SHORT EXERCISE: From the entries below, print exactly the span beginning with the line holding "Clone this chart in Plotly." and ending with the line holding "Sans, Arial, DejaVu", endpoints included, and skip any pictures.

Source code of charts:
##########
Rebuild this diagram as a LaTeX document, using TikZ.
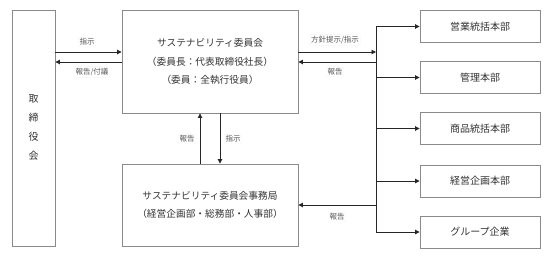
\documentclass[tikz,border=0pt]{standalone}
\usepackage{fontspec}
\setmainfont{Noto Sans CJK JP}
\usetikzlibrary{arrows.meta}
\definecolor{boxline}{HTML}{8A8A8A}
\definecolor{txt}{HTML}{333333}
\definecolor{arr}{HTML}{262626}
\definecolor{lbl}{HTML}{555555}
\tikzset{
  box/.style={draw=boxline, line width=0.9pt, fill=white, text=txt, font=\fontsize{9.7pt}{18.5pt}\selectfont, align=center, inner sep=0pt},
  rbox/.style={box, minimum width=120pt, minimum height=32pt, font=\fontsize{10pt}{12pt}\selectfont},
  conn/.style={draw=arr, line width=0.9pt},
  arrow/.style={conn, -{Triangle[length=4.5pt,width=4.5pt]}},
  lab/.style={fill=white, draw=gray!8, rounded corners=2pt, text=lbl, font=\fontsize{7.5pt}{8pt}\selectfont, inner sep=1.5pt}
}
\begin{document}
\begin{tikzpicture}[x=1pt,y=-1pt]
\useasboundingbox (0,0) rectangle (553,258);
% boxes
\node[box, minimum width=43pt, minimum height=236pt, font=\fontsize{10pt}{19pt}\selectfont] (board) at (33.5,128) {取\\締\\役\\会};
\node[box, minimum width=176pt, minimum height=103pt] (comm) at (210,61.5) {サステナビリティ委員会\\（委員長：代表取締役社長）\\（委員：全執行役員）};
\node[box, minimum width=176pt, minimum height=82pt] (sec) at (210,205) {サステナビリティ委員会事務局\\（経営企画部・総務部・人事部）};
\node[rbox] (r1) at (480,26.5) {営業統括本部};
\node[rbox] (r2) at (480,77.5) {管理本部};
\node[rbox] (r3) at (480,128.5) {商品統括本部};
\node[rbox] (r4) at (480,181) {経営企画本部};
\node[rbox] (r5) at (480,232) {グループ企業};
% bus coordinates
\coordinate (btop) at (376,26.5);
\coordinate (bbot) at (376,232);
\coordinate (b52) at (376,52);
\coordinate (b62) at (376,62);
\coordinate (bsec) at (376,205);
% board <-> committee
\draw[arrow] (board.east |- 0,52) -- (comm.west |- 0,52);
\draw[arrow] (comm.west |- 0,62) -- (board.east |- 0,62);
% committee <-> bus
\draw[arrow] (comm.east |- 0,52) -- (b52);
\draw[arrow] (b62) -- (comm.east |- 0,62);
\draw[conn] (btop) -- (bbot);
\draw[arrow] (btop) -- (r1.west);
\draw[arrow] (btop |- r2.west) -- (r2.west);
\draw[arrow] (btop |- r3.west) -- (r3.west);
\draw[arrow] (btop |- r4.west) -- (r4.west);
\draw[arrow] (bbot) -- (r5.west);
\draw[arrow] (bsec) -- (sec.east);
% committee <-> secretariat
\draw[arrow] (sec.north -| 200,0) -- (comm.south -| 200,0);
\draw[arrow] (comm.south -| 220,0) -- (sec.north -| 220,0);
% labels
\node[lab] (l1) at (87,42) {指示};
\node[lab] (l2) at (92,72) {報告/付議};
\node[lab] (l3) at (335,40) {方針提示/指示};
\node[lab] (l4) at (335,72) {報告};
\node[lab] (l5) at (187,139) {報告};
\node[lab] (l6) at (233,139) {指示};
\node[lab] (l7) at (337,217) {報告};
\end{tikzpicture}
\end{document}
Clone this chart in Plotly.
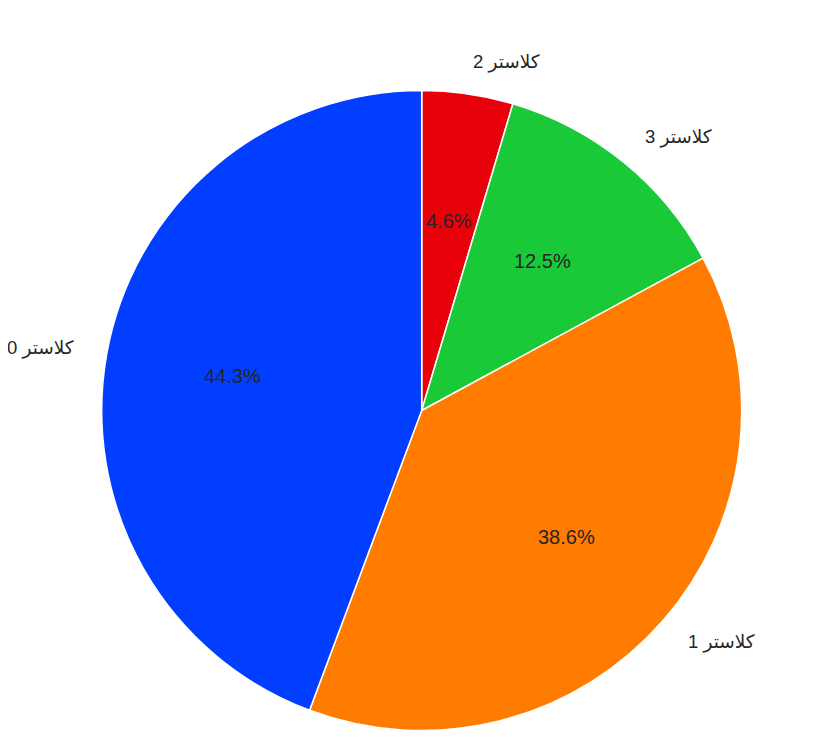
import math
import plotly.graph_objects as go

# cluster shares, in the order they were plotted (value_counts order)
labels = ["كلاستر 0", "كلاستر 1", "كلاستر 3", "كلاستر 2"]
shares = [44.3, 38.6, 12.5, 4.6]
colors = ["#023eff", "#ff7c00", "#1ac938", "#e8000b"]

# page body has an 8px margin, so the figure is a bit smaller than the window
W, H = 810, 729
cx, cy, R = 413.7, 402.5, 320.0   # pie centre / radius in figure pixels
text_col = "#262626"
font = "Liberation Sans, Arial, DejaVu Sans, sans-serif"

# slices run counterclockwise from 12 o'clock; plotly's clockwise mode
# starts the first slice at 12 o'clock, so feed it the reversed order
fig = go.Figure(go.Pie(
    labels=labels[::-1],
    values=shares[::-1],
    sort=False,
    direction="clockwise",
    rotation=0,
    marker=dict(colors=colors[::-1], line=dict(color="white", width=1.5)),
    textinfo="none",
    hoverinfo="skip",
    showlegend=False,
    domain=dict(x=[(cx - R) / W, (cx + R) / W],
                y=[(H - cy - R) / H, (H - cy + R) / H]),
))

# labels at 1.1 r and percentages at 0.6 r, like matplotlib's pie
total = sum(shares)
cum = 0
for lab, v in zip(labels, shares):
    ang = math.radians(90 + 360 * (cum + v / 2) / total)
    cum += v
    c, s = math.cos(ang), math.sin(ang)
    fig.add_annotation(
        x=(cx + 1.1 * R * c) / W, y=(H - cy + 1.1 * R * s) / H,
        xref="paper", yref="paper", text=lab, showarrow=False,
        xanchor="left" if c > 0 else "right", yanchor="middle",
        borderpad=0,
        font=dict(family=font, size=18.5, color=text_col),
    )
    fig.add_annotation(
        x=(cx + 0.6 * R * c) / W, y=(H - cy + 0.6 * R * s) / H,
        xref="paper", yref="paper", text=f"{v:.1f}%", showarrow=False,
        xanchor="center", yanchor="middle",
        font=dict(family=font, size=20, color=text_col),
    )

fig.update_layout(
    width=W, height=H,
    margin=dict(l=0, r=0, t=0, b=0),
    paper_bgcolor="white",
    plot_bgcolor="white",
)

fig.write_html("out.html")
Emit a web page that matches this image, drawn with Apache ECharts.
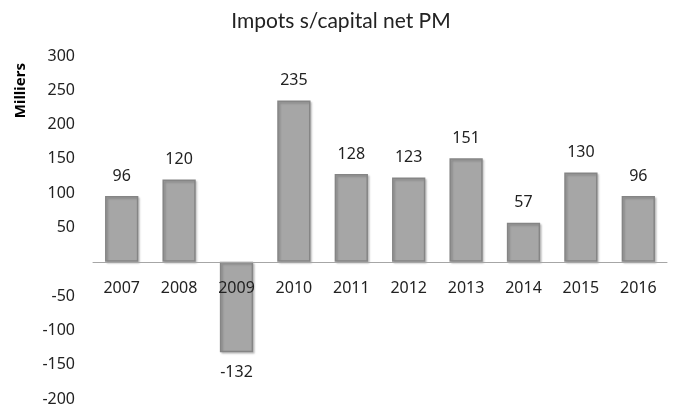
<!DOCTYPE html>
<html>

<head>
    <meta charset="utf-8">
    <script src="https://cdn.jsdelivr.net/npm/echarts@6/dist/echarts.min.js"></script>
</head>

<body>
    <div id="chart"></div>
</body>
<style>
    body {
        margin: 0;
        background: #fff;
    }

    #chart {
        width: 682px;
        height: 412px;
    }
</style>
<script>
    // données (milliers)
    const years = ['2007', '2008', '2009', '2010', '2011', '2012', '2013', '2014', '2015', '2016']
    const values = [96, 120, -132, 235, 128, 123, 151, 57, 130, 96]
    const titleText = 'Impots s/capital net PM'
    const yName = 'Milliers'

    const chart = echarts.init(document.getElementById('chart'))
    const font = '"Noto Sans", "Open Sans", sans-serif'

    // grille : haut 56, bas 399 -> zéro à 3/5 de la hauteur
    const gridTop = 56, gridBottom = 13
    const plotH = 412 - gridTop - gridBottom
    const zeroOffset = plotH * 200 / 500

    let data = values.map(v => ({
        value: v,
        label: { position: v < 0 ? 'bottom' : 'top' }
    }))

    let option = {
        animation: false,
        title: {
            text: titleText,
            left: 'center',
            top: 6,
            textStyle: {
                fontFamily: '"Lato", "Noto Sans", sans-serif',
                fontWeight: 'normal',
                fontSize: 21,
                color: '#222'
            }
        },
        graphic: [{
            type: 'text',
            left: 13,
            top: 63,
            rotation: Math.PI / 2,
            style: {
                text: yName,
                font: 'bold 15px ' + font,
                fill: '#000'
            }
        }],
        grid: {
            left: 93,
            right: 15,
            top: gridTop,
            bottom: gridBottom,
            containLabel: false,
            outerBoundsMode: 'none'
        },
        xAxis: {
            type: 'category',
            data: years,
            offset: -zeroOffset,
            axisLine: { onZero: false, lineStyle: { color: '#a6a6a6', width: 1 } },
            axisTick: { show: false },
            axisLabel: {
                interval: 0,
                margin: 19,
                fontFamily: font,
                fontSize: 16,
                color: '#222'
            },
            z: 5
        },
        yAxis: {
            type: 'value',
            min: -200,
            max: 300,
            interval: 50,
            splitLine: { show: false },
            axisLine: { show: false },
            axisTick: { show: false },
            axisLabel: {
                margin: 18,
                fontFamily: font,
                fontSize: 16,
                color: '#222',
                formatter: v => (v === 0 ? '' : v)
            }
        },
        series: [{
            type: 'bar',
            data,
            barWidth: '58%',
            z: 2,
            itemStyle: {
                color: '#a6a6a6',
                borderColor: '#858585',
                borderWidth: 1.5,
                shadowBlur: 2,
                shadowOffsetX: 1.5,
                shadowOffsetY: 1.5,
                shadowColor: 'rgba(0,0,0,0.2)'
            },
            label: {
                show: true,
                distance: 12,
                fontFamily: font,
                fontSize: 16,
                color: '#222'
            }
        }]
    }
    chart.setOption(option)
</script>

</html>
##########
RESULT BELOW:
Clone this chart in Plotly.
import math
import plotly.graph_objects as go

# cluster shares, in the order they were plotted (value_counts order)
labels = ["كلاستر 0", "كلاستر 1", "كلاستر 3", "كلاستر 2"]
shares = [44.3, 38.6, 12.5, 4.6]
colors = ["#023eff", "#ff7c00", "#1ac938", "#e8000b"]

# page body has an 8px margin, so the figure is a bit smaller than the window
W, H = 810, 729
cx, cy, R = 413.7, 402.5, 320.0   # pie centre / radius in figure pixels
text_col = "#262626"
font = "Liberation Sans, Arial, DejaVu Sans, sans-serif"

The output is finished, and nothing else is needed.